Practical Action continued to make use of its existing intranets, and did not devote any project grant funds to further develop technological capabilities. Practical Action’s Project Management and Information Support System (PROMISS) provides reflective learning tools and it is an organization-wide requirement that all operational work complies with the system. It has a strong emphasis on peer review and learning. The system involves a series of reiterative steps, covering: idea development and appraisal; project design and approval; planning and implementation; monitoring; evaluation; learning and sharing. These steps are supported by questions, processes and standards on the intranet.

Lessons Learned

Lesson #8 Create the technology infrastructure and design for its use early.

Knowledge management and sharing infrastructure needs to be put in place first and can take a long time to be assimilated into staff day-to-day processes. For low-tech organization or unit, some of the biggest growing pains were in the scoping and project management of IT implementations; this was particularly the case for smaller entities since informal tacit knowledge is more frequently shared. Portal development proved to be a monumental task.

Lesson #9 Technology must be recognized as a means and not the end.

On the other hand, the knowledge management technology should not be the centerpiece of a KS&L strategy.

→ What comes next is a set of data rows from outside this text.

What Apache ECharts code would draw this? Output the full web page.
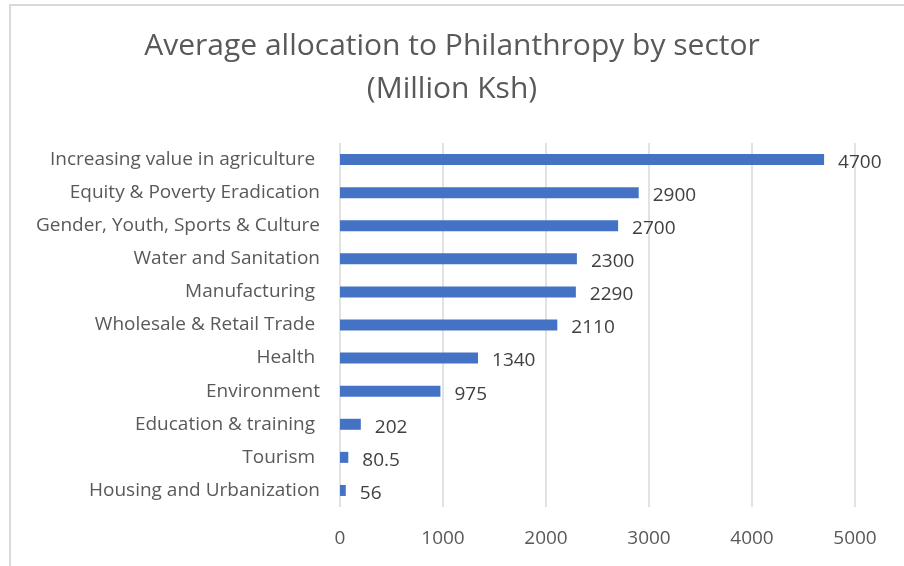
<!DOCTYPE html>
<html><head><meta charset="utf-8">
<script src="https://cdn.jsdelivr.net/npm/echarts@6/dist/echarts.min.js"></script>
<style>html,body{margin:0;padding:0;background:#fff}#c{width:904px;height:566px}</style>
</head><body><div id="c"></div>
<script>
const categories = ["Increasing value in agriculture ","Equity & Poverty Eradication","Gender, Youth, Sports & Culture","Water and Sanitation","Manufacturing ","Wholesale & Retail Trade ","Health ","Environment","Education & training ","Tourism ","Housing and Urbanization"];
const values = [4700,2900,2700,2300,2290,2110,1340,975,202,80.5,56];
const labels = ["4700","2900","2700","2300","2290","2110","1340","975","202","80.5","56"];
const xTicks = [0,1000,2000,3000,4000,5000];

const chart = echarts.init(document.getElementById('c'), null, {renderer:'canvas'});
const font = '"Open Sans", "Noto Sans", sans-serif';
chart.setOption({
  animation:false,
  backgroundColor:'#fff',
  graphic:[{type:'rect',shape:{x:10,y:5,width:1000,height:700},style:{fill:'none',stroke:'#d9d9d9',lineWidth:2},z:-1}],
  title:{text:'Average allocation to Philanthropy by sector\n(Million Ksh)',left:'center',top:20,
    textStyle:{fontFamily:font,fontWeight:'normal',fontSize:30,color:'#595959',lineHeight:43}},
  grid:{left:340,right:49,top:143,bottom:59,containLabel:false},
  xAxis:{type:'value',min:0,max:5000,interval:1000,
    axisLine:{show:false},axisTick:{show:false},
    axisLabel:{fontFamily:font,fontSize:19,color:'#595959',margin:22,formatter:v=>xTicks.includes(v)?String(v):''},
    splitLine:{lineStyle:{color:'#d9d9d9',width:1.5}}},
  yAxis:{type:'category',data:categories,inverse:true,
    axisLine:{show:false},axisTick:{show:false},
    axisLabel:{fontFamily:font,fontSize:19,color:'#595959',margin:20}},
  series:[{type:'bar',data:values,barWidth:11,itemStyle:{color:'#4472c4'},
    label:{show:true,position:'right',distance:14,offset:[0,3],fontFamily:font,fontSize:19,color:'#404040',
      formatter:p=>labels[p.dataIndex]}}]
});
</script></body></html>
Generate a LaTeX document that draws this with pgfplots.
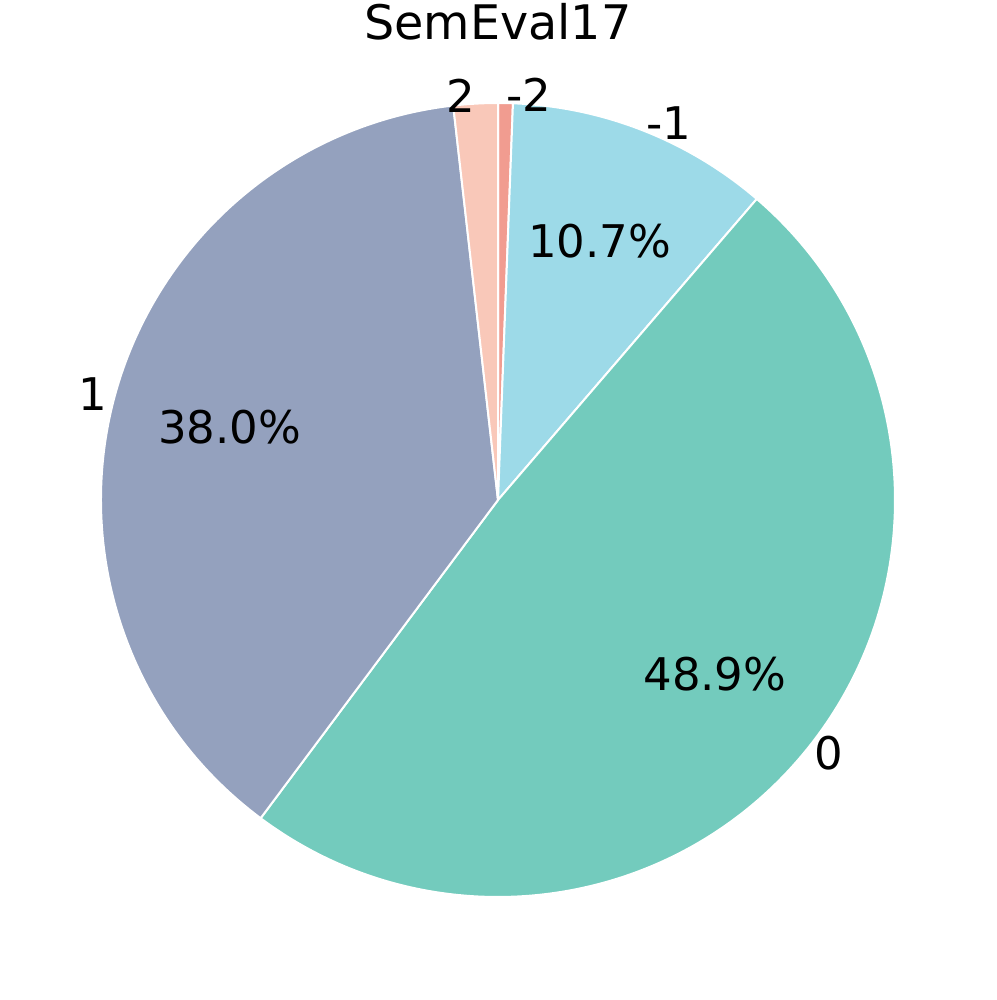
\documentclass[border=0pt]{standalone}
\usepackage{pgfplots}
\usepackage{pgfplotstable}
\pgfplotsset{compat=1.18}
\usepackage{fontspec}
\setmainfont{DejaVu Sans}

\definecolor{pc0}{RGB}{241,156,144}
\definecolor{pc1}{RGB}{157,218,232}
\definecolor{pc2}{RGB}{115,203,189}
\definecolor{pc3}{RGB}{148,161,190}
\definecolor{pc4}{RGB}{249,200,185}

% category, share in percent (clockwise from the top)
\pgfplotstableread{
lab val
-2 0.6
-1 10.7
0 48.9
1 38.0
2 1.8
}\piedata

\pgfplotstablegetrowsof{\piedata}%
\pgfmathtruncatemacro\nrows{\pgfplotsretval-1}%
\xdef\cur{90}%
\foreach \i in {0,...,\nrows}{%
  \pgfplotstablegetelem{\i}{val}\of\piedata \let\v\pgfplotsretval
  \pgfplotstablegetelem{\i}{lab}\of\piedata \let\l\pgfplotsretval
  \pgfmathsetmacro\e{\cur-3.6*\v}%
  \pgfmathsetmacro\m{(\cur+\e)/2}%
  \expandafter\xdef\csname pS\i\endcsname{\cur}%
  \expandafter\xdef\csname pE\i\endcsname{\e}%
  \expandafter\xdef\csname pM\i\endcsname{\m}%
  \expandafter\xdef\csname pV\i\endcsname{\v}%
  \expandafter\xdef\csname pL\i\endcsname{\l}%
  \pgfmathparse{cos(\m)>0 ? 1 : 0}%
  \ifnum\pgfmathresult=1 \expandafter\xdef\csname pA\i\endcsname{west}%
  \else \expandafter\xdef\csname pA\i\endcsname{east}\fi
  \pgfmathparse{\v>5 ? 1 : 0}%
  \expandafter\xdef\csname pP\i\endcsname{\pgfmathresult}%
  \xdef\cur{\e}%
}%

\begin{document}%
\begin{tikzpicture}
\useasboundingbox (-249pt,-250pt) rectangle (249pt,250pt);
\begin{axis}[
  at={(0,0)}, anchor=center,
  x=198.5pt, y=198.5pt,
  xmin=-1.25441, xmax=1.25441,
  ymin=-1.25945, ymax=1.25945,
  hide axis, clip=false,
]
\pgfplotsinvokeforeach{0,...,4}{
  \fill[pc#1, draw=white, line width=1pt, line join=round]
    (axis cs:0,0) -- (axis cs:{cos(\csname pS#1\endcsname)},{sin(\csname pS#1\endcsname)})
    arc[start angle=\csname pS#1\endcsname, end angle=\csname pE#1\endcsname, radius=198.5pt] -- cycle;
}
\pgfplotsinvokeforeach{0,...,4}{
  \node[anchor=\csname pA#1\endcsname, inner sep=0pt, font=\fontsize{22.5}{27}\selectfont]
    at (axis cs:{1.02*cos(\csname pM#1\endcsname)},{1.02*sin(\csname pM#1\endcsname)}) {\csname pL#1\endcsname};
  \ifnum\csname pP#1\endcsname=1
  \node[inner sep=0pt, font=\fontsize{22.5}{27}\selectfont]
    at (axis cs:{0.7*cos(\csname pM#1\endcsname)},{0.7*sin(\csname pM#1\endcsname)}) {\csname pV#1\endcsname\%};
  \fi
}
\node[inner sep=0pt, font=\fontsize{23.8}{28}\selectfont] at (axis cs:0,1.205) {SemEval17};
\end{axis}
\end{tikzpicture}%
\end{document}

An organization or program can start small and quite low-tech and use resources that are available for free. CARE and PA, for example, used free on-line resources; such as Yahoo and Google groups, blogs and wikispaces to disseminate information and conduct on-line discussions.

Lesson #10 Building a KM infrastructure does not in anyway ensure its usage.

The axiom “if you build it, they will come” does not apply to KS&L technology. Providing the knowledge infrastructure does not overcome the real hurdles to individual or group learning, such as culture and behavior. There is also the danger that after strong activity in launching a new knowledge database or web portal, the initial enthusiasm fades and contributions to the knowledge application become very rare.

Lesson #11 Motivation for ongoing sharing through the infrastructure is necessary to keep it dynamic and giving.

One successful way that FFH came up with to keep people visiting the web portal was to make the landing page the staff bulletin board featuring minutes of the weekly staff meeting and interesting announcements updatable by all staff worldwide. Comments from off-site staff indicated that this enabled them to get a better “pulse” of what is going on in the main office, creating a stronger organizational network.

Lesson #12 The bigger and more open the KM infrastructure is, the more important a viable plan becomes.

A large portal serving a breadth of stakeholders requires more integrated thought than a smaller one for a limited group of users. By placing information for the technical public, partners and staff in a single portal an agency can kill more birds with one stone, but needs to weigh the information needs of all user groups. In the case of FFH, the knowledge management team had to develop an integrated strategy for information storage and retrieval that made sense to each of the three audiences, while continuously updating the taxonomy to meet the changing needs and functionality of the users. While this approach took more work in design and will also in upkeep, it has moved FFH forward as an organization that is actively sharing it knowledge and is therefore open to critical analysis—a learning organization indeed!